Given problem → Your task is to retype, word for word, the lines from the start of the data through the line holding "ax.set_aspect('auto')". Do not include the pictures.

Supplied information →
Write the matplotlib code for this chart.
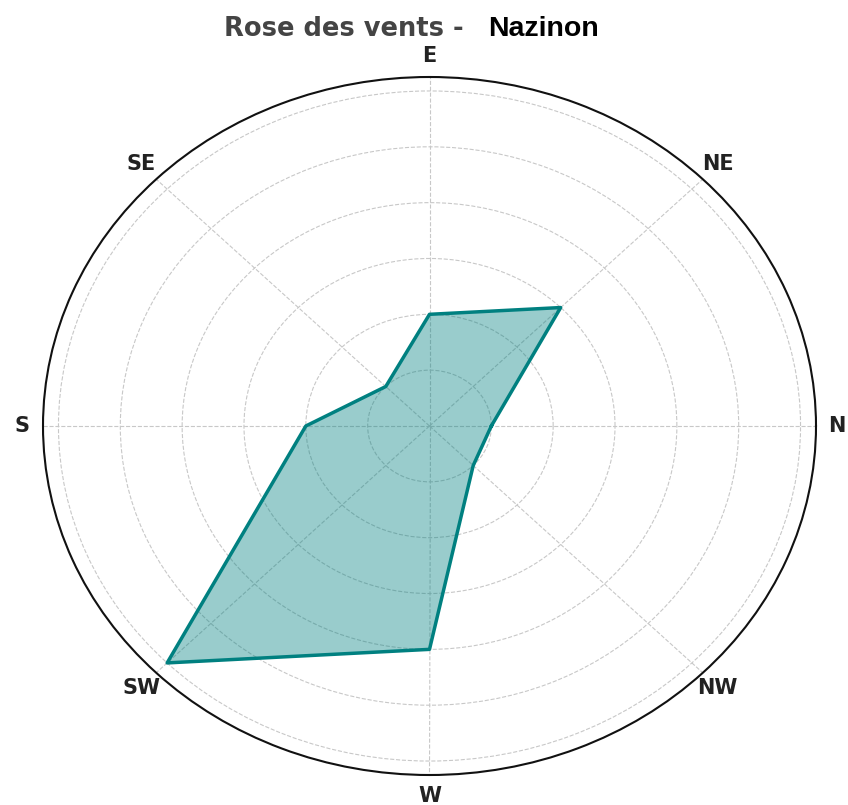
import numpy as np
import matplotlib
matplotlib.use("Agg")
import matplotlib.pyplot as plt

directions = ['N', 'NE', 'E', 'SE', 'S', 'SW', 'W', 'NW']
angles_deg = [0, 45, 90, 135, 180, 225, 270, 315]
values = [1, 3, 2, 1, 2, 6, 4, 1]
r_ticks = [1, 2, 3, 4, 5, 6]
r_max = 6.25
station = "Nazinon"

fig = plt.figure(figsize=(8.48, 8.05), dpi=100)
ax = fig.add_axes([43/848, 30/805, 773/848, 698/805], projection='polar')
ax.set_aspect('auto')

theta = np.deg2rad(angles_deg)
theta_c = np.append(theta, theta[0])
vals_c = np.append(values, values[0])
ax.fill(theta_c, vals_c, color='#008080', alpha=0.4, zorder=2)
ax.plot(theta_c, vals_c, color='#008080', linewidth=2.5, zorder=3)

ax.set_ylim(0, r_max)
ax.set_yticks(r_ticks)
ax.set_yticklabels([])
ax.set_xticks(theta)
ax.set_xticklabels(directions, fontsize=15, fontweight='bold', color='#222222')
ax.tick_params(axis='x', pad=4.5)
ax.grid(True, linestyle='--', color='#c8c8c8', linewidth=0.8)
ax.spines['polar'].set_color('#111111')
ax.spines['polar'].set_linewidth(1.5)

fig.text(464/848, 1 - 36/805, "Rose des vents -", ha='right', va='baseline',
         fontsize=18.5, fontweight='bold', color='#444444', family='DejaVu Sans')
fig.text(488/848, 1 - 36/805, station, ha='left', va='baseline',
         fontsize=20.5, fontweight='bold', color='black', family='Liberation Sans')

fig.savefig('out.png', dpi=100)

Expected output →
Write the matplotlib code for this chart.
import numpy as np
import matplotlib
matplotlib.use("Agg")
import matplotlib.pyplot as plt

directions = ['N', 'NE', 'E', 'SE', 'S', 'SW', 'W', 'NW']
angles_deg = [0, 45, 90, 135, 180, 225, 270, 315]
values = [1, 3, 2, 1, 2, 6, 4, 1]
r_ticks = [1, 2, 3, 4, 5, 6]
r_max = 6.25
station = "Nazinon"

fig = plt.figure(figsize=(8.48, 8.05), dpi=100)
ax = fig.add_axes([43/848, 30/805, 773/848, 698/805], projection='polar')
ax.set_aspect('auto')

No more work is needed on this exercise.